__COLLECTED MATERIAL__:
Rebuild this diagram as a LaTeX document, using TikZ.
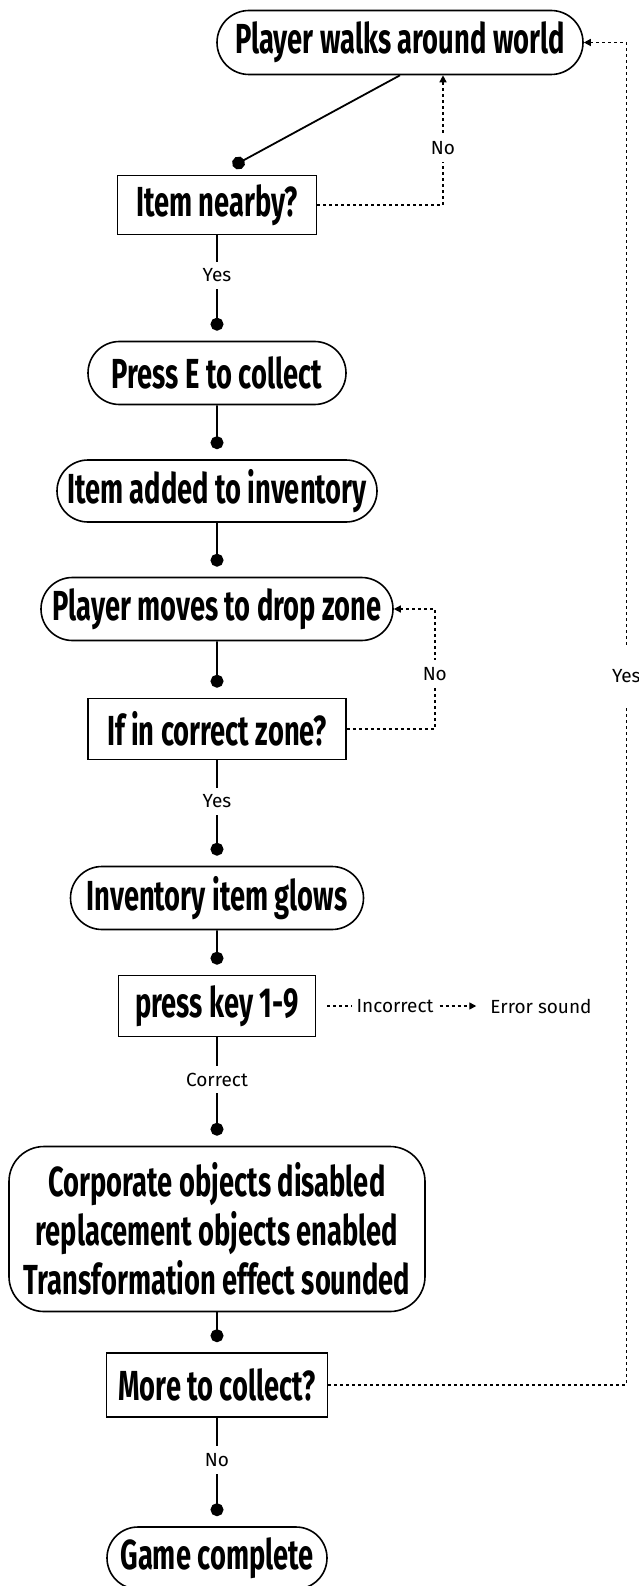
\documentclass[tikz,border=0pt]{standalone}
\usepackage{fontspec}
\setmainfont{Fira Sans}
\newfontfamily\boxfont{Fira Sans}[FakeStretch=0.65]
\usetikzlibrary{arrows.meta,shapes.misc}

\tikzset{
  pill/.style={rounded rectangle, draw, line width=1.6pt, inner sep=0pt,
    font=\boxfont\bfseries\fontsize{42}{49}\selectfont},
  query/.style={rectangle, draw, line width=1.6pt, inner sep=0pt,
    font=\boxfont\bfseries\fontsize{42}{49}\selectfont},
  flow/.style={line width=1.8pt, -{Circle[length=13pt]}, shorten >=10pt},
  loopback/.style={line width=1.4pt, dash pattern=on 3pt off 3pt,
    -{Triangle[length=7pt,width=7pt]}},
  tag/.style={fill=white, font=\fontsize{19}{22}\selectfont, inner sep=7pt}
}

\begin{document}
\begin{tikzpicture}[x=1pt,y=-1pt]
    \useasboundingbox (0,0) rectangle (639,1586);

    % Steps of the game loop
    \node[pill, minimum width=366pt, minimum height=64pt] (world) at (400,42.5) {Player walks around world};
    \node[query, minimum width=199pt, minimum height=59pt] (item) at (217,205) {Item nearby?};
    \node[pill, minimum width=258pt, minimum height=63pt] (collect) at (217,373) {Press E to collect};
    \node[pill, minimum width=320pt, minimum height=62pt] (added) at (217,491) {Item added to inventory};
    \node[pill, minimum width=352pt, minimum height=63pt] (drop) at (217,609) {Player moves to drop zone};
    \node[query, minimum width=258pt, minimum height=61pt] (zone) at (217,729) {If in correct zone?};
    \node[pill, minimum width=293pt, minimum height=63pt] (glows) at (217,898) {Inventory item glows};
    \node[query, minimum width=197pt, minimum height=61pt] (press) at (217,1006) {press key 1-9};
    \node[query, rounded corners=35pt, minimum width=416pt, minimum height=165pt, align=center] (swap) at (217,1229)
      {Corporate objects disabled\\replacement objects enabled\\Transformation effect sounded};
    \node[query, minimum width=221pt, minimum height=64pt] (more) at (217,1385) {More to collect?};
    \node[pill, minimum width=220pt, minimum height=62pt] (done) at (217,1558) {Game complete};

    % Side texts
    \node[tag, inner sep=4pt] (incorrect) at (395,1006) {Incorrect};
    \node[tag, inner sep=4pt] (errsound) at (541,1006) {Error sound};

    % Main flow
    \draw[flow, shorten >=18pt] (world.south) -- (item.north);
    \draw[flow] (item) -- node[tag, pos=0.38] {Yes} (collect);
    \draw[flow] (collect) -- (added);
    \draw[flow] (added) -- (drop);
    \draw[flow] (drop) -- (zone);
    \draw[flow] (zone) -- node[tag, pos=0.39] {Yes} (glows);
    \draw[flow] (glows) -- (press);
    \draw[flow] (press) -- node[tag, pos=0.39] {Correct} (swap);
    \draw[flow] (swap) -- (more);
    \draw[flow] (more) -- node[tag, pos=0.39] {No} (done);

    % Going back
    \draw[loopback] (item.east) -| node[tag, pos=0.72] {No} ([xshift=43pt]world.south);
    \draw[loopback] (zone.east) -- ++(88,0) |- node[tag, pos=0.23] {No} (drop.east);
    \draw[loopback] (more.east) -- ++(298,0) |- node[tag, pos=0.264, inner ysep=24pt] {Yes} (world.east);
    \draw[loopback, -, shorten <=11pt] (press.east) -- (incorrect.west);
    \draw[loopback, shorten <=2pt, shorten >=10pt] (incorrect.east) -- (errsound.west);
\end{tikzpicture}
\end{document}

__STATED GOAL__: Take the material above from its first line through the line holding "(0,0) rectangle (639,1586);" and set it down exactly, without the pictures.

__SOLUTION TO THIS TASK__:
Rebuild this diagram as a LaTeX document, using TikZ.
\documentclass[tikz,border=0pt]{standalone}
\usepackage{fontspec}
\setmainfont{Fira Sans}
\newfontfamily\boxfont{Fira Sans}[FakeStretch=0.65]
\usetikzlibrary{arrows.meta,shapes.misc}

\tikzset{
  pill/.style={rounded rectangle, draw, line width=1.6pt, inner sep=0pt,
    font=\boxfont\bfseries\fontsize{42}{49}\selectfont},
  query/.style={rectangle, draw, line width=1.6pt, inner sep=0pt,
    font=\boxfont\bfseries\fontsize{42}{49}\selectfont},
  flow/.style={line width=1.8pt, -{Circle[length=13pt]}, shorten >=10pt},
  loopback/.style={line width=1.4pt, dash pattern=on 3pt off 3pt,
    -{Triangle[length=7pt,width=7pt]}},
  tag/.style={fill=white, font=\fontsize{19}{22}\selectfont, inner sep=7pt}
}

\begin{document}
\begin{tikzpicture}[x=1pt,y=-1pt]
    \useasboundingbox (0,0) rectangle (639,1586);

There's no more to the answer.